* **Problem details**
Copy exactly the lines from the beginning of the data down to and including the line holding "plt.rcParams['ytick.color'] = '#333333'", without any pictures.

* **Source material**
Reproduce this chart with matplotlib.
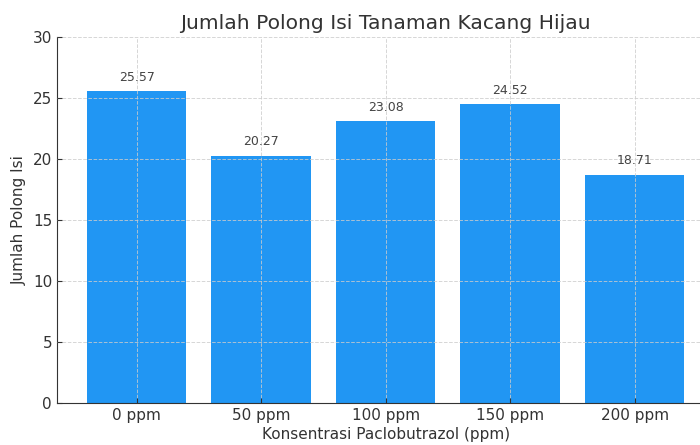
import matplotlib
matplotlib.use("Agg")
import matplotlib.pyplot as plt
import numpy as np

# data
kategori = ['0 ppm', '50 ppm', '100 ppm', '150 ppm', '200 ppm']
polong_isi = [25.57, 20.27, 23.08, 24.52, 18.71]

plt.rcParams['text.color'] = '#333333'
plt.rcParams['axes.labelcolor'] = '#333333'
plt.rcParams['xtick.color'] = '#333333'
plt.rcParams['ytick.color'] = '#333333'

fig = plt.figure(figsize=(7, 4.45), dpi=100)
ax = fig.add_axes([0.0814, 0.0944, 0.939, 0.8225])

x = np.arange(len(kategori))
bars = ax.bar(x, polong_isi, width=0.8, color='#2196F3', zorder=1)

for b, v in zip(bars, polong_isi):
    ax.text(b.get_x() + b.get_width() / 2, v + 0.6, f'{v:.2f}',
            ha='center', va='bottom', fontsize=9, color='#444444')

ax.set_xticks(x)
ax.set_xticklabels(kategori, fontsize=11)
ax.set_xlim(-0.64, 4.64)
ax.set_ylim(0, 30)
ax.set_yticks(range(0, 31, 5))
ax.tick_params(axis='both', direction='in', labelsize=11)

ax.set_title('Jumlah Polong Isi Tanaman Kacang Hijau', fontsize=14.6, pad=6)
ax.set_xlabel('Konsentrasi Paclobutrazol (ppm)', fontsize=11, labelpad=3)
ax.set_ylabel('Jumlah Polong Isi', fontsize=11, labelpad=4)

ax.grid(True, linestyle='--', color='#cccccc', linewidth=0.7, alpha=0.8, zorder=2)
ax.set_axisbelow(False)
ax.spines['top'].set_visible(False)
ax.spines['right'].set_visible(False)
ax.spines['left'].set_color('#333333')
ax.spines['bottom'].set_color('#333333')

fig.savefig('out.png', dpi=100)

* **Exercise output**
Reproduce this chart with matplotlib.
import matplotlib
matplotlib.use("Agg")
import matplotlib.pyplot as plt
import numpy as np

# data
kategori = ['0 ppm', '50 ppm', '100 ppm', '150 ppm', '200 ppm']
polong_isi = [25.57, 20.27, 23.08, 24.52, 18.71]

plt.rcParams['text.color'] = '#333333'
plt.rcParams['axes.labelcolor'] = '#333333'
plt.rcParams['xtick.color'] = '#333333'
plt.rcParams['ytick.color'] = '#333333'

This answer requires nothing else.